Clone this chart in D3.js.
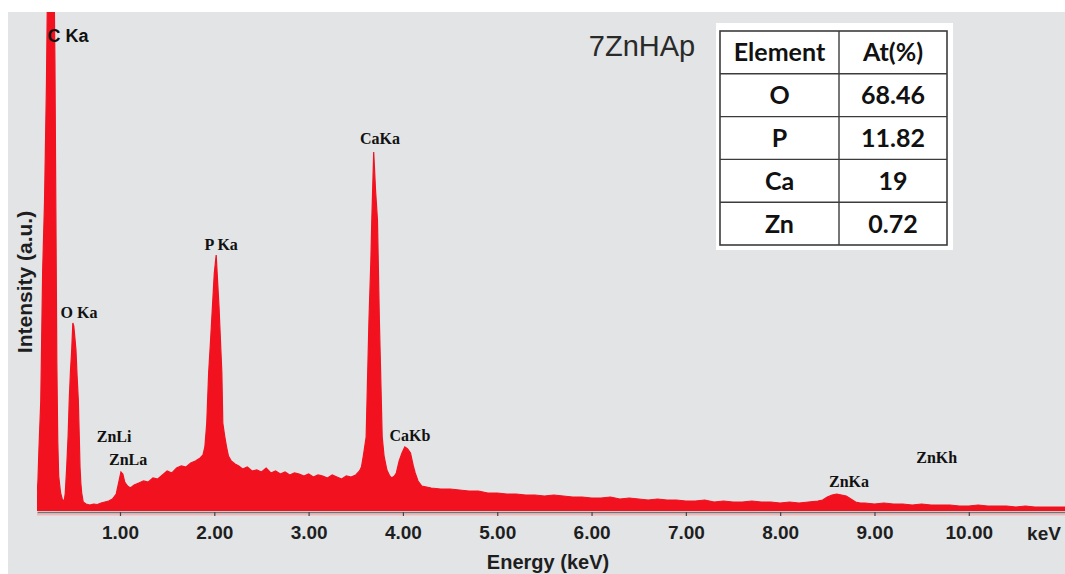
<!DOCTYPE html>
<html>
<head>
<meta charset="utf-8">
<script src="https://cdn.jsdelivr.net/npm/d3@7/dist/d3.min.js"></script>
<style>
  html, body { margin: 0; padding: 0; background: #ffffff; }
  svg { display: block; }
</style>
</head>
<body>
<svg id="chart" width="1065" height="574"></svg>
<script>
// ---- Data ----
const energyKeV = [
  0.12, 0.13, 0.14, 0.16, 0.17, 0.18, 0.20, 0.22, 0.24, 0.26, 0.29, 0.31, 0.32, 0.33, 0.34, 0.35, 0.37, 0.39,
  0.41, 0.42, 0.435, 0.45, 0.462, 0.475, 0.488, 0.50, 0.51, 0.52, 0.533, 0.545, 0.558, 0.568, 0.576, 0.585, 0.594, 0.61, 0.64,
  0.68, 0.72, 0.76, 0.80, 0.84, 0.88, 0.92, 0.96, 0.99, 1.01, 1.03, 1.05, 1.08, 1.11, 1.15, 1.20, 1.25, 1.30, 1.35, 1.40,
  1.45, 1.50, 1.55, 1.60, 1.65, 1.70, 1.75, 1.80, 1.85,
  1.88, 1.90, 1.92, 1.94, 1.96, 1.98, 2.00, 2.02, 2.03, 2.05, 2.07, 2.08, 2.09, 2.11, 2.13, 2.15, 2.18, 2.22,
  2.26, 2.30, 2.35, 2.40, 2.45, 2.50, 2.55, 2.60, 2.65, 2.70, 2.75, 2.80, 2.85, 2.90, 2.95, 3.00, 3.05, 3.10, 3.15,
  3.20, 3.25, 3.30, 3.35, 3.40, 3.45, 3.50, 3.54,
  3.56, 3.58, 3.61, 3.64, 3.66, 3.67, 3.69, 3.71, 3.73, 3.75, 3.78, 3.80, 3.83, 3.86, 3.88, 3.91, 3.93, 3.96, 3.99,
  4.02, 4.05, 4.08, 4.11, 4.13, 4.16,
  4.20, 4.30, 4.40, 4.50, 4.60, 4.70, 4.80, 4.90, 5.00, 5.10, 5.20, 5.30, 5.40, 5.50, 5.60, 5.70, 5.80, 5.90, 6.00,
  6.10, 6.20, 6.30, 6.40, 6.50, 6.60, 6.70, 6.80, 6.90, 7.00, 7.10, 7.20, 7.30, 7.40, 7.50, 7.60, 7.70, 7.80, 7.90,
  8.00, 8.10, 8.20, 8.30, 8.40,
  8.45, 8.50, 8.55, 8.60, 8.65, 8.70, 8.75, 8.80, 8.85,
  8.90, 9.00, 9.10, 9.20, 9.30, 9.40, 9.50, 9.60, 9.70, 9.80, 9.90, 10.00, 10.10, 10.20, 10.30, 10.40, 10.50,
  10.60, 10.70, 10.80, 10.90, 11.00, 11.02
];
const intensity = [
  30, 60, 120, 220, 350, 480, 620, 850, 1200, 1320, 1250, 900, 600, 300, 140, 70, 36, 22,
  22, 36, 88, 150, 222, 280, 322, 376, 370, 350, 322, 270, 222, 150, 88, 55, 36, 18, 14,
  12, 14, 13, 16, 18, 20, 24, 34, 60, 78, 74, 58, 50, 46, 52, 56, 60, 58, 66, 64,
  72, 80, 76, 86, 90, 88, 96, 100, 106,
  112, 128, 176, 276, 340, 408, 476, 512, 476, 408, 320, 276, 176, 150, 128, 110, 100, 94,
  90, 84, 88, 80, 82, 78, 86, 76, 80, 74, 78, 72, 76, 74, 70, 74, 68, 72, 70,
  66, 72, 68, 64, 70, 68, 72, 80,
  88, 110, 148, 382, 500, 582, 718, 640, 582, 382, 148, 110, 82, 70, 66, 70, 76, 100, 116,
  128, 124, 116, 90, 76, 60,
  50, 46, 44, 44, 42, 40, 40, 36, 36, 34, 34, 32, 32, 30, 32, 30, 28, 28, 26,
  26, 28, 24, 26, 24, 22, 24, 22, 22, 20, 20, 22, 18, 20, 18, 18, 20, 18, 18,
  16, 18, 16, 18, 20,
  22, 28, 32, 34, 32, 30, 24, 18, 16,
  16, 14, 16, 14, 14, 12, 14, 12, 12, 12, 10, 10, 12, 10, 10, 10, 8,
  10, 8, 8, 8, 8, 8
];
const tickValues = [1, 2, 3, 4, 5, 6, 7, 8, 9, 10];
const peakNames = ["C Ka", "O Ka", "ZnLi", "ZnLa", "P Ka", "CaKa", "CaKb", "ZnKa", "ZnKh"];
const peakLabelEnergies = [0.45, 0.565, 0.938, 1.086, 2.073, 3.757, 4.075, 8.73, 9.66];
const peakLabelCounts = [938, 386, 138, 92, 522, 734, 140, 48, 96];
const sampleName = "7ZnHAp";
const tableHeader = ["Element", "At(%)"];
const tableElements = ["O", "P", "Ca", "Zn"];
const tableAtPercent = ["68.46", "11.82", "19", "0.72"];

// ---- Layout ----
const svg = d3.select("#chart");
const W = 1065, H = 574;
const plotLeft = 37, plotRight = 1065, plotTop = 12, plotBottom = 511;

svg.append("rect").attr("x", 8).attr("y", 12).attr("width", W - 8).attr("height", H - 12)
  .attr("fill", "#e2e4e6");

const x = d3.scaleLinear().domain([0.12, 11.02]).range([plotLeft, plotRight]);
const y = d3.scaleLinear().domain([0, 1000]).range([plotBottom, 11]);

svg.append("defs").append("clipPath").attr("id", "plotclip")
  .append("rect").attr("x", plotLeft).attr("y", plotTop)
  .attr("width", plotRight - plotLeft).attr("height", plotBottom - plotTop);

const spectrum = energyKeV.map((e, i) => ({ e, v: intensity[i] }));

const area = d3.area()
  .x(d => x(d.e))
  .y0(y(0))
  .y1(d => y(d.v));

const g = svg.append("g").attr("clip-path", "url(#plotclip)");
g.append("path").datum(spectrum)
  .attr("d", area)
  .attr("fill", "#f2121f")
  .attr("stroke", "#f2121f")
  .attr("stroke-width", 1.2);

// ---- X axis ----
svg.append("line").attr("x1", plotLeft).attr("x2", plotRight)
  .attr("y1", 514.5).attr("y2", 514.5).attr("stroke", "#f3b5b9").attr("stroke-width", 2);

const xAxis = d3.axisBottom(x).tickValues(tickValues).tickFormat(d3.format(".2f"))
  .tickSize(4).tickSizeOuter(0);
const ax = svg.append("g").attr("transform", "translate(0,512)").call(xAxis);
ax.select(".domain").attr("stroke", "#6f7474").attr("stroke-width", 1.5);
ax.selectAll(".tick line").attr("stroke", "#444").attr("stroke-width", 1.2);
ax.selectAll(".tick text")
  .attr("y", 14)
  .attr("dy", "0.71em")
  .attr("fill", "#1e1e1e")
  .style("font-family", "'Liberation Sans', Arial, sans-serif")
  .style("font-weight", "bold")
  .style("font-size", "19px");

svg.append("text").attr("x", 1044).attr("y", 540).attr("text-anchor", "middle")
  .attr("fill", "#1e1e1e")
  .style("font-family", "'Liberation Sans', Arial, sans-serif")
  .style("font-weight", "bold").style("font-size", "19px").text("keV");

svg.append("text").attr("x", 548).attr("y", 569).attr("text-anchor", "middle")
  .attr("fill", "#1e1e1e")
  .style("font-family", "'Liberation Sans', Arial, sans-serif")
  .style("font-weight", "bold").style("font-size", "20px").text("Energy (keV)");

svg.append("text")
  .attr("transform", "translate(32,282) rotate(-90)")
  .attr("text-anchor", "middle")
  .attr("fill", "#1e1e1e")
  .style("font-family", "'Liberation Sans', Arial, sans-serif")
  .style("font-weight", "bold").style("font-size", "21px").text("Intensity (a.u.)");

// ---- Peak labels ----
const labelGroup = svg.append("g");
peakNames.forEach((name, i) => {
  const isC = i === 0;
  labelGroup.append("text")
    .attr("x", x(peakLabelEnergies[i]))
    .attr("y", y(peakLabelCounts[i]))
    .attr("text-anchor", "middle")
    .attr("fill", "#111")
    .style("font-family", isC ? "'Liberation Sans', Arial, sans-serif" : "'Liberation Serif', 'Times New Roman', serif")
    .style("font-weight", "bold")
    .style("font-size", isC ? "18px" : "16px")
    .text(name);
});

// ---- Sample name ----
svg.append("text").attr("x", 642).attr("y", 56).attr("text-anchor", "middle")
  .attr("fill", "#2a2a2a")
  .style("font-family", "'Liberation Sans', Arial, sans-serif")
  .style("font-size", "29px").text(sampleName);

// ---- Composition table ----
const tX0 = 720, tX1 = 839, tX2 = 947, tY0 = 31, rowH = 42.8;
svg.append("rect").attr("x", 716).attr("y", 23).attr("width", 237).attr("height", 227)
  .attr("fill", "#ffffff");
const nRows = tableElements.length + 1;
const tg = svg.append("g");
tg.append("rect").attr("x", tX0).attr("y", tY0).attr("width", tX2 - tX0).attr("height", rowH * nRows)
  .attr("fill", "none").attr("stroke", "#3c3c3c").attr("stroke-width", 1.6);
tg.append("line").attr("x1", tX1).attr("x2", tX1).attr("y1", tY0).attr("y2", tY0 + rowH * nRows)
  .attr("stroke", "#3c3c3c").attr("stroke-width", 1.4);
for (let r = 1; r < nRows; r++) {
  tg.append("line").attr("x1", tX0).attr("x2", tX2)
    .attr("y1", tY0 + rowH * r).attr("y2", tY0 + rowH * r)
    .attr("stroke", "#3c3c3c").attr("stroke-width", 1.4);
}
const rows = [tableHeader].concat(tableElements.map((el, i) => [el, tableAtPercent[i]]));
rows.forEach((row, r) => {
  row.forEach((cell, c) => {
    tg.append("text")
      .attr("x", c === 0 ? (tX0 + tX1) / 2 : (tX1 + tX2) / 2)
      .attr("y", tY0 + rowH * r + rowH / 2)
      .attr("dy", "0.36em")
      .attr("text-anchor", "middle")
      .attr("fill", "#111")
      .style("font-family", "Lato, 'Open Sans', sans-serif")
      .style("font-weight", "bold")
      .style("font-size", "25px")
      .text(cell);
  });
});
</script>
</body>
</html>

* * * * * * *

▶ **DIRECTIONS FOR THIS TASK**
Locate the word "chart" in the data above. Copy every line carrying it.

▶ **REPLY**
Clone this chart in D3.js.
<svg id="chart" width="1065" height="574"></svg>
const svg = d3.select("#chart");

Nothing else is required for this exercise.